About
As Vice President for Institutional Diversity and Inclusion, Dr. Alcalde is charged with providing an integrated, holistic vision of diversity, equity, and inclusion and strategic direction at Miami University. Prior to joining Miami, she served as Associate Dean of Inclusion and Internationalization in the College of Arts and Sciences and Marie Rich Endowed Professor in the Department of Gender and Women's Studies at the University of Kentucky. She also designed and served as Director of the Online Graduate Certificate in Diversity and Inclusion at the University of Kentucky. She has been an invited visiting professor at the Pontificia Universidad Católica in Lima, Perú, and at the Ludwig Maximilians University in Munich, Germany. She also previously served as faculty at Southwestern University in Georgetown, Texas. She received a Ph.D. in Anthropology and M.A. in Latin American and Caribbean Studies from Indiana University, an B.A. in Anthropology from the University of Louisville.
Current Work
As a gender and women's studies scholar, anthropologist, and diversity scholar-practitioner, her research areas include racialization, gender, migration, gender violence, and exclusion.
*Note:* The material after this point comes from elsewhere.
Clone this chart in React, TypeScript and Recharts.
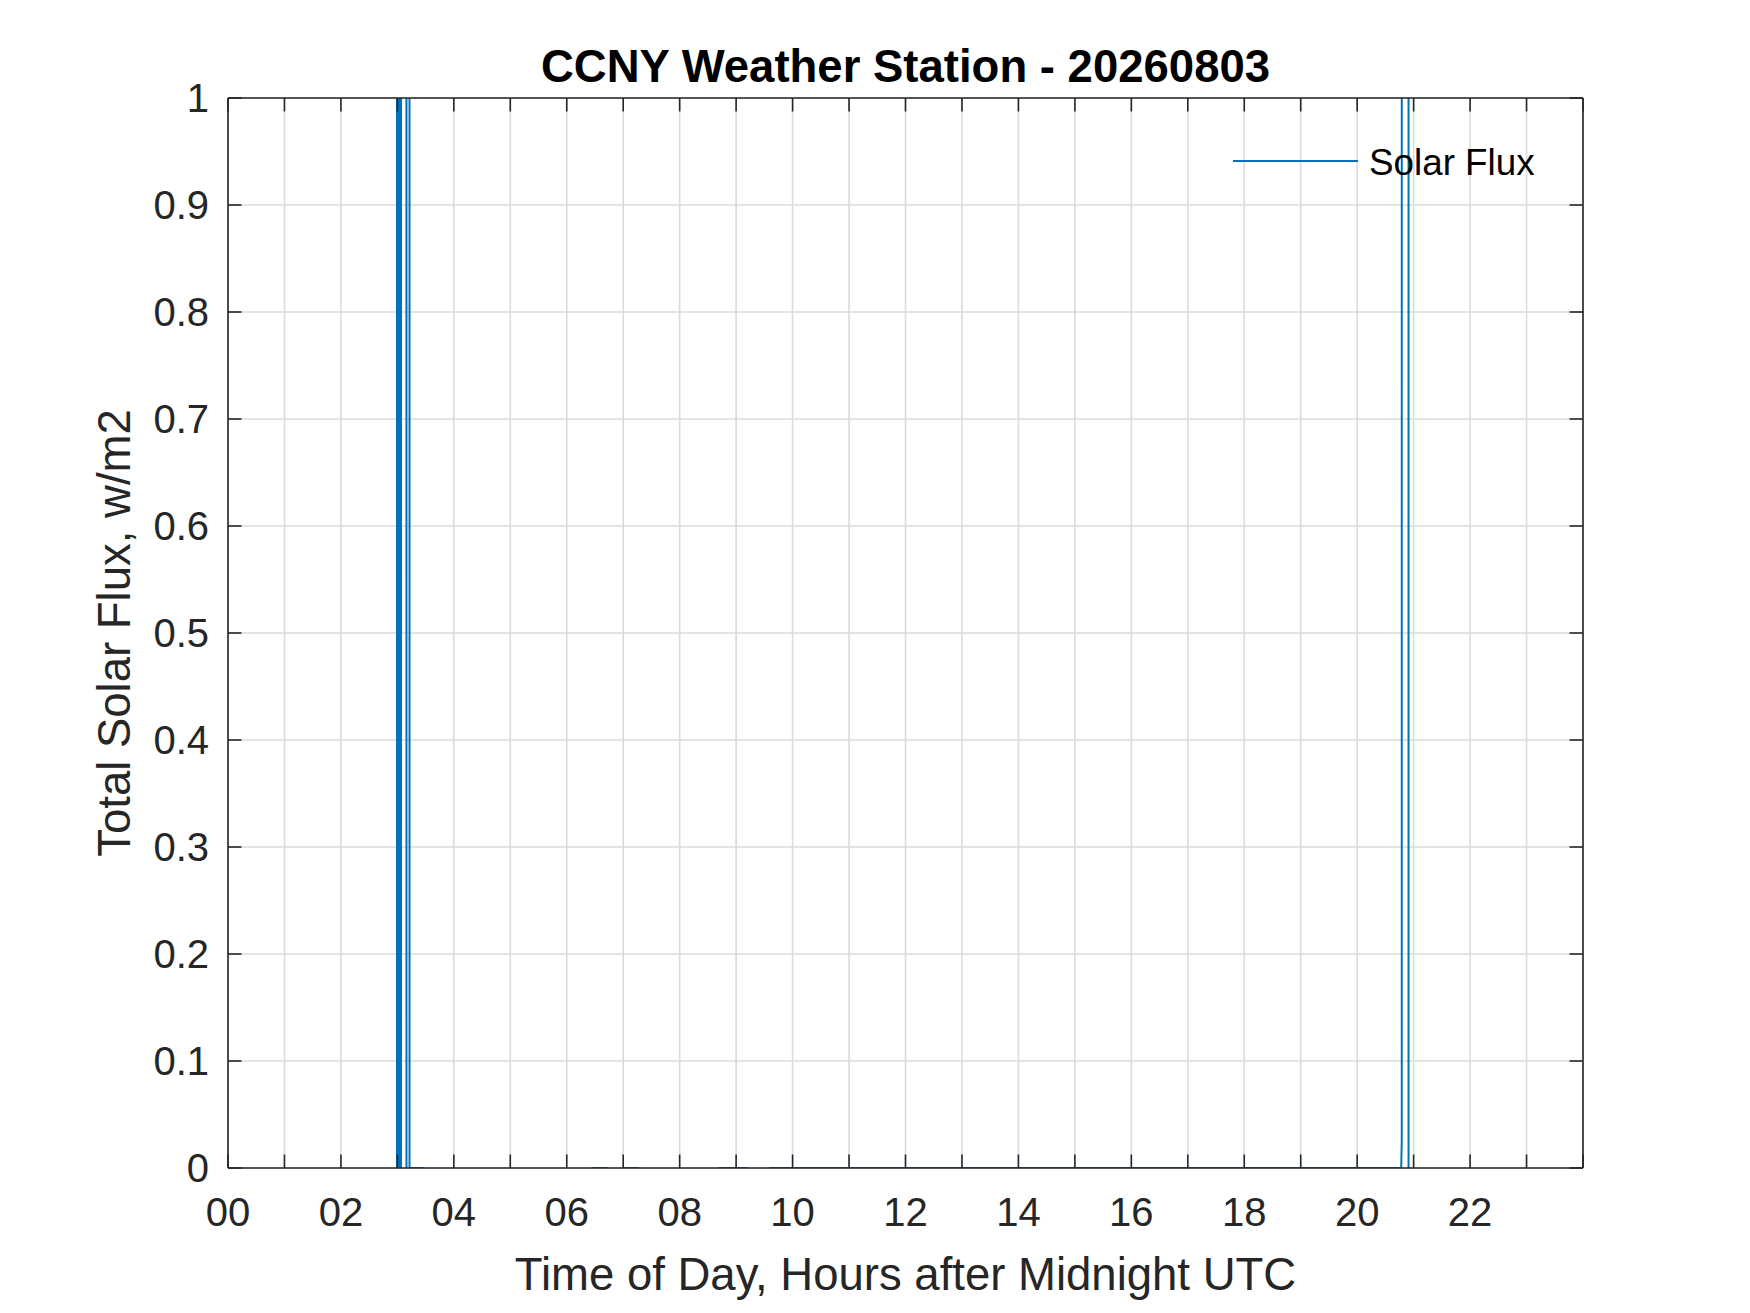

She is the co-editor of two forthcoming books, Dismantling Institutional Whiteness: Emerging Forms of Leadership in Higher Education and #MeToo and Beyond: Global Perspectives. She is also the author of Peruvian Lives across Borders: Power, Exclusion, and Home, The Woman in the Violence: Gender, Poverty, and Resistance in Peru, La mujer en la violencia, and the co-editor of Provocations: A Transnational Reader in the History of Feminist Thought. She has published widely in journals including Latin American and Caribbean Ethnic Studies; Meridians: Feminism, Race, Transnationalism; the Journal of Latin American and Caribbean Anthropology; Latin American Perspectives; Journal of Consumer Culture; Latino Studies; Global Networks; and Sexualities. She's also written for Inside Higher Ed and Ms. Magazine.